Another important elastic constant, called Poisson's Ratio, is defined as the ratio of strain in a perpendicular direction to the strain in the direction of extensional force,
       4: PR = (dX/X) / (dY/Y)

Where X and Y are the original dimensions, and dX and dY are the changes in x and y directions respectively, as the deforming stress acts in y direction.

Velocity of sound in a material depends on these elastic parameters.

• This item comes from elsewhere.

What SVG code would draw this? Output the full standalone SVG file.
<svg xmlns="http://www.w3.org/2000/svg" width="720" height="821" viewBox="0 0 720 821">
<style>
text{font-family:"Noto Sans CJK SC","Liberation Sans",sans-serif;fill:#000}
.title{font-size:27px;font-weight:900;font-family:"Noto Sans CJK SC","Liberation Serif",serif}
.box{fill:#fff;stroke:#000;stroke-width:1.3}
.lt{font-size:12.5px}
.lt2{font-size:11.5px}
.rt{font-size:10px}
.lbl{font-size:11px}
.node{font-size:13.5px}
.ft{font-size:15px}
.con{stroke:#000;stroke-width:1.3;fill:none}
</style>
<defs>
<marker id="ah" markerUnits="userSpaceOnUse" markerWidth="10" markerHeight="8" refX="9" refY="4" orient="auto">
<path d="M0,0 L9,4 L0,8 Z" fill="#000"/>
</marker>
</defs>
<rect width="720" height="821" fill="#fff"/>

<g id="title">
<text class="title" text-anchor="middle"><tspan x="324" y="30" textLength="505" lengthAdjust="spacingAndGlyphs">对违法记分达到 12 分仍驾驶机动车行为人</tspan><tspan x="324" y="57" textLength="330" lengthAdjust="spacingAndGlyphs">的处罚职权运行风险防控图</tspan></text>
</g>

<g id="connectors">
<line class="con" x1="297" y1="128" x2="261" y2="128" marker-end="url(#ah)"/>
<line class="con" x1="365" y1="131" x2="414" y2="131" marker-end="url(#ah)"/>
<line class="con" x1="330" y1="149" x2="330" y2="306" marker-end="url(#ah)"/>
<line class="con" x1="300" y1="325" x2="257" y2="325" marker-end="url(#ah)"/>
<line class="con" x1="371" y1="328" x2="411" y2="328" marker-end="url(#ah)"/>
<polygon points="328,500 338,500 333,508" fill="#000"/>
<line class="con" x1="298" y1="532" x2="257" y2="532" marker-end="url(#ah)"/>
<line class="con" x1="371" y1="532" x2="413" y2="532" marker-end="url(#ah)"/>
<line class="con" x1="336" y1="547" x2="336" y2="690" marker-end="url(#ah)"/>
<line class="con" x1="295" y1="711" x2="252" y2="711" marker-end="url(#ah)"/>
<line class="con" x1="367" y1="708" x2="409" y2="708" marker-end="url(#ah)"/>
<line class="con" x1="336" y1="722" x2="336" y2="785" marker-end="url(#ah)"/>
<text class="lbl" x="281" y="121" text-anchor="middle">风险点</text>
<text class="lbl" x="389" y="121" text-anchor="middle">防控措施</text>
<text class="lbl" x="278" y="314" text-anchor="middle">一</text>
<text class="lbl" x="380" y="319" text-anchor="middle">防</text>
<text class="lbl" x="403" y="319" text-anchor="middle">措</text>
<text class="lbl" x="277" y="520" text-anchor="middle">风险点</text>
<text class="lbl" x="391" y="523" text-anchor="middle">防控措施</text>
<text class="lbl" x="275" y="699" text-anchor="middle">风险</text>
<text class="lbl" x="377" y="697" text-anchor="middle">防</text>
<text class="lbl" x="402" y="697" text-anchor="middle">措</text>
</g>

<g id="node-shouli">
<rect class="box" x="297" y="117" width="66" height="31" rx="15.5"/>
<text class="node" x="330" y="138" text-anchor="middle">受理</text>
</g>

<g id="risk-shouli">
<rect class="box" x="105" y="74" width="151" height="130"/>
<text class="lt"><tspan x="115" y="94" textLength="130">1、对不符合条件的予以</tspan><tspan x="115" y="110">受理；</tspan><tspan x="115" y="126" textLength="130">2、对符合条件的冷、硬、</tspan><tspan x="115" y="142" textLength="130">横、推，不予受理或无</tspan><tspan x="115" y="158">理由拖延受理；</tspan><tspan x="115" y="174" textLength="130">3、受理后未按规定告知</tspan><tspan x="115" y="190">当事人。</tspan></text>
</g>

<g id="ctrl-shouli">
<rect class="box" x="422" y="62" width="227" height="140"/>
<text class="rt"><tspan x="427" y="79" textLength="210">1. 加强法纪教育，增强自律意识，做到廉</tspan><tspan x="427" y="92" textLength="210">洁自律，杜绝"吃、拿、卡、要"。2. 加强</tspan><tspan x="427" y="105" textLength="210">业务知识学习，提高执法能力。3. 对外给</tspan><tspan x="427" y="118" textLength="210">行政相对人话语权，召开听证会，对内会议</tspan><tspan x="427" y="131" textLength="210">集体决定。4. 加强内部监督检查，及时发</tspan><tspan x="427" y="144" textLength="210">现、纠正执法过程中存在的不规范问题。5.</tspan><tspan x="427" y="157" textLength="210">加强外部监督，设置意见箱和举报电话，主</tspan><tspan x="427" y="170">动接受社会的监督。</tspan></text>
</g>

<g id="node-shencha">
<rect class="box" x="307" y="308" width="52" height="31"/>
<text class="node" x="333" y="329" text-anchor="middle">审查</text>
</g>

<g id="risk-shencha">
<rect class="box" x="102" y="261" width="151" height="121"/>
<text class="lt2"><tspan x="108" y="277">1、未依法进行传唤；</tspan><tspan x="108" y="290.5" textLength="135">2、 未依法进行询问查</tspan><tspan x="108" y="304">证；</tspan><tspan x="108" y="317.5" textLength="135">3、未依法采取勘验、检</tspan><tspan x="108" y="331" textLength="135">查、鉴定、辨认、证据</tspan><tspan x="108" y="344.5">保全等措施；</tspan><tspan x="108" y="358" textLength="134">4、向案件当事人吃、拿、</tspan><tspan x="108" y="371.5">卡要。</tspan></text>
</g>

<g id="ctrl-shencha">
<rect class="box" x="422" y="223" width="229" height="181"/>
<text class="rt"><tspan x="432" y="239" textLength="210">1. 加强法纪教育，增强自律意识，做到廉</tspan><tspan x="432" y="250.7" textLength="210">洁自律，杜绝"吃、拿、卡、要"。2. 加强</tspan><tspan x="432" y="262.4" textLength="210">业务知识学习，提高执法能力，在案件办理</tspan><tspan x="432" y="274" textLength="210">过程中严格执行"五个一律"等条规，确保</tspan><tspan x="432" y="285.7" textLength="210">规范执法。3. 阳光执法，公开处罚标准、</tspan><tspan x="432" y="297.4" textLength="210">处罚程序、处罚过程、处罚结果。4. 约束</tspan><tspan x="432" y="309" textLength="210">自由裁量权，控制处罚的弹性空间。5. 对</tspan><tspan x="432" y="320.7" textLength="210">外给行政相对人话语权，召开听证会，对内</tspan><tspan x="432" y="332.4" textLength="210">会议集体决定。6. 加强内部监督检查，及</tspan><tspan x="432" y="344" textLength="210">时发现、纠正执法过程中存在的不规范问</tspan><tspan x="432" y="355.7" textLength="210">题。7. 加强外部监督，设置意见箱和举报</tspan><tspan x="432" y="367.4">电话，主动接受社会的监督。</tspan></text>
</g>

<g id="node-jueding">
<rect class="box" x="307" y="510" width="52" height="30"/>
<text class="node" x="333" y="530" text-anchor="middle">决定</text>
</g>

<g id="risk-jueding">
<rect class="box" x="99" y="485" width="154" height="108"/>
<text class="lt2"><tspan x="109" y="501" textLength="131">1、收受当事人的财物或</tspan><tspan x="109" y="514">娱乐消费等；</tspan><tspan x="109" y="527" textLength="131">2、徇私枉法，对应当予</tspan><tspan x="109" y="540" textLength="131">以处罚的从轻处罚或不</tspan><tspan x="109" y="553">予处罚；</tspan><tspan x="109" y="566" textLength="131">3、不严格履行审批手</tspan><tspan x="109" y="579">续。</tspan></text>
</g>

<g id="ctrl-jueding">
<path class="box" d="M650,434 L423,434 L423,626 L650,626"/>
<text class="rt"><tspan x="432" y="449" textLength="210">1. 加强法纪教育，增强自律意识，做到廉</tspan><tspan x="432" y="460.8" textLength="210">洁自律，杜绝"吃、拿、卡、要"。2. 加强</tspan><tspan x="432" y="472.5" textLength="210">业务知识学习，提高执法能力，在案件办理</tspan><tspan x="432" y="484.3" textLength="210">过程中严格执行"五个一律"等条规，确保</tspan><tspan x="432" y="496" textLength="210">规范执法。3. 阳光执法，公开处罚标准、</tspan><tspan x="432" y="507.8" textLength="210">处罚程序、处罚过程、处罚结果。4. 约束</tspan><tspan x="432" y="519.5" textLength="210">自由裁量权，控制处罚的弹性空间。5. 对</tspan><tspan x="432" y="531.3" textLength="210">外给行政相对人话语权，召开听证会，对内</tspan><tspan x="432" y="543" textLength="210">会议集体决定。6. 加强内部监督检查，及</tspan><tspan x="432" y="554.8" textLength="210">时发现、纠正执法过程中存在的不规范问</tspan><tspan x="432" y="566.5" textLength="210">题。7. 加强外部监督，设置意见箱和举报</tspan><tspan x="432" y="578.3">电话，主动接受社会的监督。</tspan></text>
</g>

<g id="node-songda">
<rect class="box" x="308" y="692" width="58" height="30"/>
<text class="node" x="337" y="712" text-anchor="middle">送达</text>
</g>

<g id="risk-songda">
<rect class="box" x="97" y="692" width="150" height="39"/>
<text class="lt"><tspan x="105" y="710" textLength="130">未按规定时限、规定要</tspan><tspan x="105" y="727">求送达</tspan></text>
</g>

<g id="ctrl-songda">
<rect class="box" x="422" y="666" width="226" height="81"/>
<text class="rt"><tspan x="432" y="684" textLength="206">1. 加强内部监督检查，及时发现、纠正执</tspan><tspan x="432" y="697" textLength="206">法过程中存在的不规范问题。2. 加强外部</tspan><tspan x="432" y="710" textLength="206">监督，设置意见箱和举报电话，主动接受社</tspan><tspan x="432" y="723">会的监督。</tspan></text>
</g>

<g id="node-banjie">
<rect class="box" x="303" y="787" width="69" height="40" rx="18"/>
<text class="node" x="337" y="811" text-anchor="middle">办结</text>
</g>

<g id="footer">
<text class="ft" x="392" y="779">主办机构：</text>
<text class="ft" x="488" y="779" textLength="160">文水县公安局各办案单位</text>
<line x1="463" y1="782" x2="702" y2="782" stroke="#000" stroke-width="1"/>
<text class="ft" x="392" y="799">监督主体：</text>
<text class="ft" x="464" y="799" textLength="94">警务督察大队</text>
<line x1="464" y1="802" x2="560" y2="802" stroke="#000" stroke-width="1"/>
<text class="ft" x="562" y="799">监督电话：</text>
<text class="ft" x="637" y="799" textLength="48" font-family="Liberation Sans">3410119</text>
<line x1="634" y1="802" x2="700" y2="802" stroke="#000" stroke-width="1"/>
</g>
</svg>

Sound can be propagated in rocks with several possible modes. On the surface of the earth, various wave modes are generated by earthquakes and can cause severe damage. In a borehole, a logging instrument emits a sharp sound pulse, which transmits through the rock, again with several modes of transmission. The most useful are the compressional, shear, and Stoneley waves, the first two being transmitted as both body waves inside the rock and surface waves along the wellbore face.

The measurements made by a sonic log are recorded in units of travel time, although a velocity scale may be superimposed on some older logs.

Geophysicists use velocity values derived from seismic or well log data to assist in their analysis of depth, lithology, porosity, and hydrocarbon indications. Petrophysicists use the inverse of velocity for porosity, lithology, and hydrocarbon analysis.

Velocity is derived from travel time by the equations:
      5: Vp = 10^6 / DTC
      6: Vs = 10^6 / DTS

The inverse is also true:
      7: DTC = 10^6 / Vp
      8: DTS = 10^6 / Vs

Where:
  DTC = compressional wave travel time (usec/ft or usec/m)
  DTS = shear wave travel time (usec/ft or usec/m)
  Vp = compressional wave velocity (ft/sec or m/sec)
  Vs = shear wave velocity (ft/sec or m/sec)

The conversion factor of 10^6 accounts for the conventional units of measurement on the sonic log – microseconds per meter (or foot).

 

BIOT-GASSMANN VELOCITY RELATIONSHIPS
The velocity of sound in a rock is related to the elastic properties of the rock/fluid mixture and its density, according to the Wood, Biot, and Gassmann equations.

The composite compressional bulk modulus of fluid in the pores (inverse of fluid compressibility) is:
         9: Kf = 1/Cf = Sw / Cwtr + (1 - Sw) / Coil
_OR 9a: Kf = 1/Cf = Sw / Cwtr + (1 - Sw) / Cgas

RECOMMENDED PARAMETERS:

 

Water

Salinity   

Cf psi-1

Kf psi

Cf GPa-1

 Kf GPa

 

5000

 0.0000040

 250000

 0.580

 1.723

 

35000

 0.0000039

 270270

 0.537

 1.862

 

200000

 0.0000027

 344828

 0.420

 2.376

 

 

 

 

 

 

Oil

Depth  

 

 

 

 

 

 2000 ft 610 m

 0.0000085

 117647

 1.233

 0.811

 

 4000 ft 1220 m

 0.0000095

 105263

 1.378

 0.725

 

 8000 ft 2440 m

 0.0000116

 86207

 1.683

 0.594

 

 12000 ft 3660 m

 0.0000135

 74074

 1.959

 0.510

 

 

 

 

 

 

Gas

Depth  

 

 

 

 

 

 2000 ft 610 m

 0.001250

 800

 181.422

 0.006

 

 4000 ft 1220 m

 0.000510

 1961

 74.020

 0.014

 

 8000 ft 2440 m

 0.000180

 5556

 26.124

 0.038

 

 12000 ft 3660 m

 0.000100

 10000

 14.513

 0.069

The pore space bulk modulus (Kp) is derived from the porosity, fluid, and matrix rock properties:
        10: ALPHA = 1 - Kb / Km
        11: Kp = ALPHA^2 / ((ALPHA - PHIt) / PHIt / Kf )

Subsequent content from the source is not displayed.